▶ **WHAT YOU WILL DO**: Quote all of the data that follows exactly as written, skipping the images.

▶ **COLLECTED MATERIAL**:
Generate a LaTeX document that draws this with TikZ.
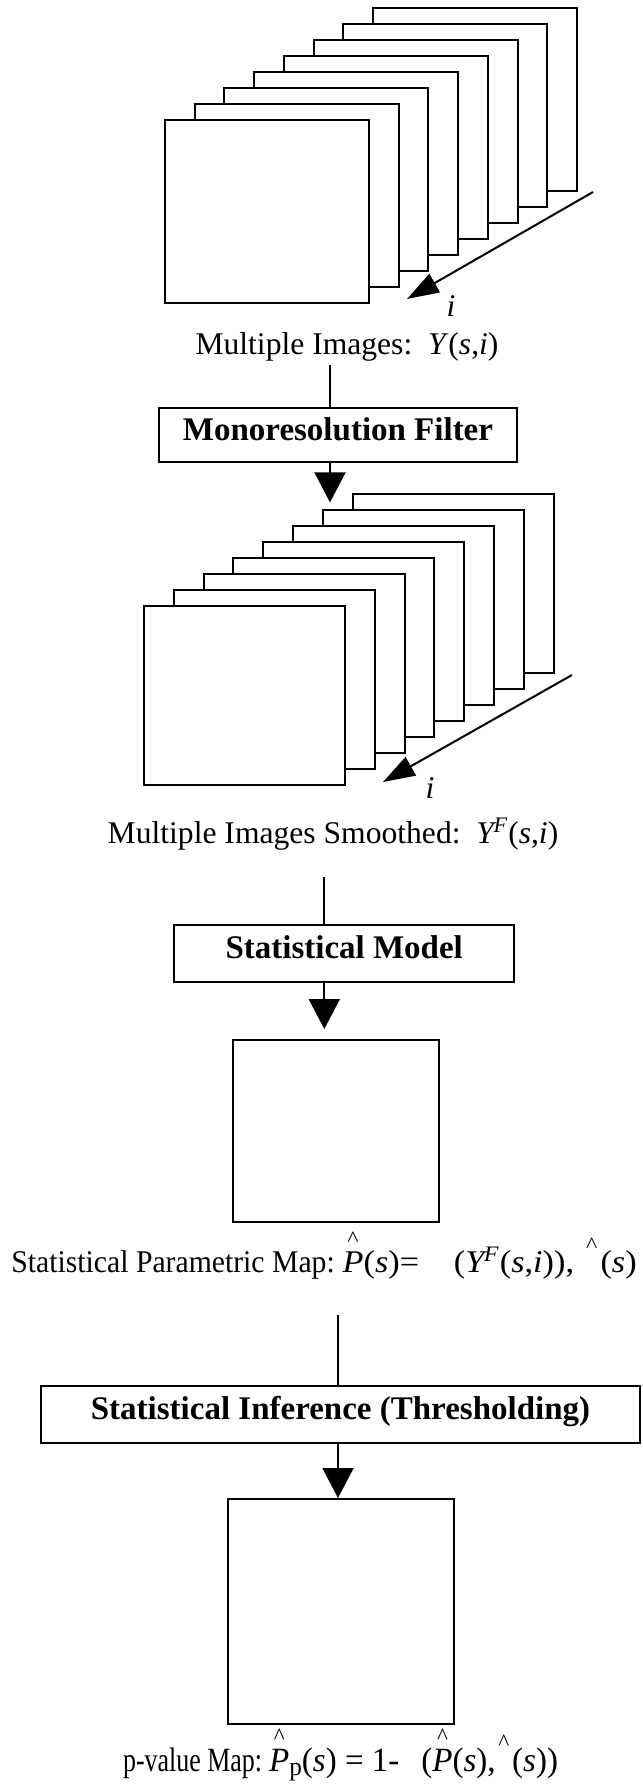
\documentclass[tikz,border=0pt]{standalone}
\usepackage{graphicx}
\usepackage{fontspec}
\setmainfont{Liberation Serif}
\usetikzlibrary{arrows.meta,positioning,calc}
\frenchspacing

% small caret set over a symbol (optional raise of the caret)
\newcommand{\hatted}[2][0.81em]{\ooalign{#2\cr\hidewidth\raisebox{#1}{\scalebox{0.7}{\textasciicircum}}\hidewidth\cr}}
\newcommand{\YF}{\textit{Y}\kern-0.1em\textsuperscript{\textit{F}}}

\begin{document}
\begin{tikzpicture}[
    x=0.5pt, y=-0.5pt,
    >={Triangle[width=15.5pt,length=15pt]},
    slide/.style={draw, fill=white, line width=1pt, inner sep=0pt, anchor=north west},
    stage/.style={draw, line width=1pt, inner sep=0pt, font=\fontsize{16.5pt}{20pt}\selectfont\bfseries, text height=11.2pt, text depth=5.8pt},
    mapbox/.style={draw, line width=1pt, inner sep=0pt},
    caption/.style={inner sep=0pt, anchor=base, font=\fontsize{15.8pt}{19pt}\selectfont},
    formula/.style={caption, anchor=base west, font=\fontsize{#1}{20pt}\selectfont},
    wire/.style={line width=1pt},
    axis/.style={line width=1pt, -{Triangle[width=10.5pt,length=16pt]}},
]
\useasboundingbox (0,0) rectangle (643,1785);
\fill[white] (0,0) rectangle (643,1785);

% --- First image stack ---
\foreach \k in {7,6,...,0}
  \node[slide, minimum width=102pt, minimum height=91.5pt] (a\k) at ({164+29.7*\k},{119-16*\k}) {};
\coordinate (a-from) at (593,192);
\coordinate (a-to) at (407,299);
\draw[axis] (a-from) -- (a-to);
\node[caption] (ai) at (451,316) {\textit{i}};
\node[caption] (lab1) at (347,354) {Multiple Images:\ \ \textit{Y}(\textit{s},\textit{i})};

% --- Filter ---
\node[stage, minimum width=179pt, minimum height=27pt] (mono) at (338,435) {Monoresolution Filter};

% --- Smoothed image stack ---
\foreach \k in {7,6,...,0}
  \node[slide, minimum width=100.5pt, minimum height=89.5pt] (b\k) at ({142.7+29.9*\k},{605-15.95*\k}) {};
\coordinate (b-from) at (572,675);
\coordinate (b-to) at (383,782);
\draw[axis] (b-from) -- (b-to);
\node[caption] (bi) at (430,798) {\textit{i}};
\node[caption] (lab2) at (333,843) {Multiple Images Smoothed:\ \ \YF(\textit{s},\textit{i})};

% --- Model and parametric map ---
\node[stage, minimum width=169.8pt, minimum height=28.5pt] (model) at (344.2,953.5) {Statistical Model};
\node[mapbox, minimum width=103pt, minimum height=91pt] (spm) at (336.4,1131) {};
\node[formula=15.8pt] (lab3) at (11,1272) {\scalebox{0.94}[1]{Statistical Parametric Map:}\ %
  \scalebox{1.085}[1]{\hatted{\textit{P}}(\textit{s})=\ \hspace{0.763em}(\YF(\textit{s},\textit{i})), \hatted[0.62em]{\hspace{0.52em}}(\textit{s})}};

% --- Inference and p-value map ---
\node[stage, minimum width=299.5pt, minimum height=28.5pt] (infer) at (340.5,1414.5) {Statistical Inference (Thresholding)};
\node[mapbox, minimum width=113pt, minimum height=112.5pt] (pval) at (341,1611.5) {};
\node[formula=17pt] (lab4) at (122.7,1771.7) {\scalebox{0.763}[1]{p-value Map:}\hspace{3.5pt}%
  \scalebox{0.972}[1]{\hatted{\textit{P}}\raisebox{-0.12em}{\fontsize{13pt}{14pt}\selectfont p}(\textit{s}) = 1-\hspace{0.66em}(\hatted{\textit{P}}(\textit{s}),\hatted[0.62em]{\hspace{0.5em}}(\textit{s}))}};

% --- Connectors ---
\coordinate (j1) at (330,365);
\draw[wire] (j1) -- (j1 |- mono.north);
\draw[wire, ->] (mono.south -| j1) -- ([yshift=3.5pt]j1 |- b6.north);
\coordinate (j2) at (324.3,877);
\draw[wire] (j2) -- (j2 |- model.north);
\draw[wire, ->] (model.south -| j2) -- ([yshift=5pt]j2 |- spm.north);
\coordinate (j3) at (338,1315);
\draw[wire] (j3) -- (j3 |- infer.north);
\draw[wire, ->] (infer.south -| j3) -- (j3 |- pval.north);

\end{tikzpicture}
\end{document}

▶ **WRITTEN ANSWER**:
Generate a LaTeX document that draws this with TikZ.
\documentclass[tikz,border=0pt]{standalone}
\usepackage{graphicx}
\usepackage{fontspec}
\setmainfont{Liberation Serif}
\usetikzlibrary{arrows.meta,positioning,calc}
\frenchspacing

% small caret set over a symbol (optional raise of the caret)
\newcommand{\hatted}[2][0.81em]{\ooalign{#2\cr\hidewidth\raisebox{#1}{\scalebox{0.7}{\textasciicircum}}\hidewidth\cr}}
\newcommand{\YF}{\textit{Y}\kern-0.1em\textsuperscript{\textit{F}}}

\begin{document}
\begin{tikzpicture}[
    x=0.5pt, y=-0.5pt,
    >={Triangle[width=15.5pt,length=15pt]},
    slide/.style={draw, fill=white, line width=1pt, inner sep=0pt, anchor=north west},
    stage/.style={draw, line width=1pt, inner sep=0pt, font=\fontsize{16.5pt}{20pt}\selectfont\bfseries, text height=11.2pt, text depth=5.8pt},
    mapbox/.style={draw, line width=1pt, inner sep=0pt},
    caption/.style={inner sep=0pt, anchor=base, font=\fontsize{15.8pt}{19pt}\selectfont},
    formula/.style={caption, anchor=base west, font=\fontsize{#1}{20pt}\selectfont},
    wire/.style={line width=1pt},
    axis/.style={line width=1pt, -{Triangle[width=10.5pt,length=16pt]}},
]
\useasboundingbox (0,0) rectangle (643,1785);
\fill[white] (0,0) rectangle (643,1785);

% --- First image stack ---
\foreach \k in {7,6,...,0}
  \node[slide, minimum width=102pt, minimum height=91.5pt] (a\k) at ({164+29.7*\k},{119-16*\k}) {};
\coordinate (a-from) at (593,192);
\coordinate (a-to) at (407,299);
\draw[axis] (a-from) -- (a-to);
\node[caption] (ai) at (451,316) {\textit{i}};
\node[caption] (lab1) at (347,354) {Multiple Images:\ \ \textit{Y}(\textit{s},\textit{i})};

% --- Filter ---
\node[stage, minimum width=179pt, minimum height=27pt] (mono) at (338,435) {Monoresolution Filter};

% --- Smoothed image stack ---
\foreach \k in {7,6,...,0}
  \node[slide, minimum width=100.5pt, minimum height=89.5pt] (b\k) at ({142.7+29.9*\k},{605-15.95*\k}) {};
\coordinate (b-from) at (572,675);
\coordinate (b-to) at (383,782);
\draw[axis] (b-from) -- (b-to);
\node[caption] (bi) at (430,798) {\textit{i}};
\node[caption] (lab2) at (333,843) {Multiple Images Smoothed:\ \ \YF(\textit{s},\textit{i})};

% --- Model and parametric map ---
\node[stage, minimum width=169.8pt, minimum height=28.5pt] (model) at (344.2,953.5) {Statistical Model};
\node[mapbox, minimum width=103pt, minimum height=91pt] (spm) at (336.4,1131) {};
\node[formula=15.8pt] (lab3) at (11,1272) {\scalebox{0.94}[1]{Statistical Parametric Map:}\ %
  \scalebox{1.085}[1]{\hatted{\textit{P}}(\textit{s})=\ \hspace{0.763em}(\YF(\textit{s},\textit{i})), \hatted[0.62em]{\hspace{0.52em}}(\textit{s})}};

% --- Inference and p-value map ---
\node[stage, minimum width=299.5pt, minimum height=28.5pt] (infer) at (340.5,1414.5) {Statistical Inference (Thresholding)};
\node[mapbox, minimum width=113pt, minimum height=112.5pt] (pval) at (341,1611.5) {};
\node[formula=17pt] (lab4) at (122.7,1771.7) {\scalebox{0.763}[1]{p-value Map:}\hspace{3.5pt}%
  \scalebox{0.972}[1]{\hatted{\textit{P}}\raisebox{-0.12em}{\fontsize{13pt}{14pt}\selectfont p}(\textit{s}) = 1-\hspace{0.66em}(\hatted{\textit{P}}(\textit{s}),\hatted[0.62em]{\hspace{0.5em}}(\textit{s}))}};

% --- Connectors ---
\coordinate (j1) at (330,365);
\draw[wire] (j1) -- (j1 |- mono.north);
\draw[wire, ->] (mono.south -| j1) -- ([yshift=3.5pt]j1 |- b6.north);
\coordinate (j2) at (324.3,877);
\draw[wire] (j2) -- (j2 |- model.north);
\draw[wire, ->] (model.south -| j2) -- ([yshift=5pt]j2 |- spm.north);
\coordinate (j3) at (338,1315);
\draw[wire] (j3) -- (j3 |- infer.north);
\draw[wire, ->] (infer.south -| j3) -- (j3 |- pval.north);

\end{tikzpicture}
\end{document}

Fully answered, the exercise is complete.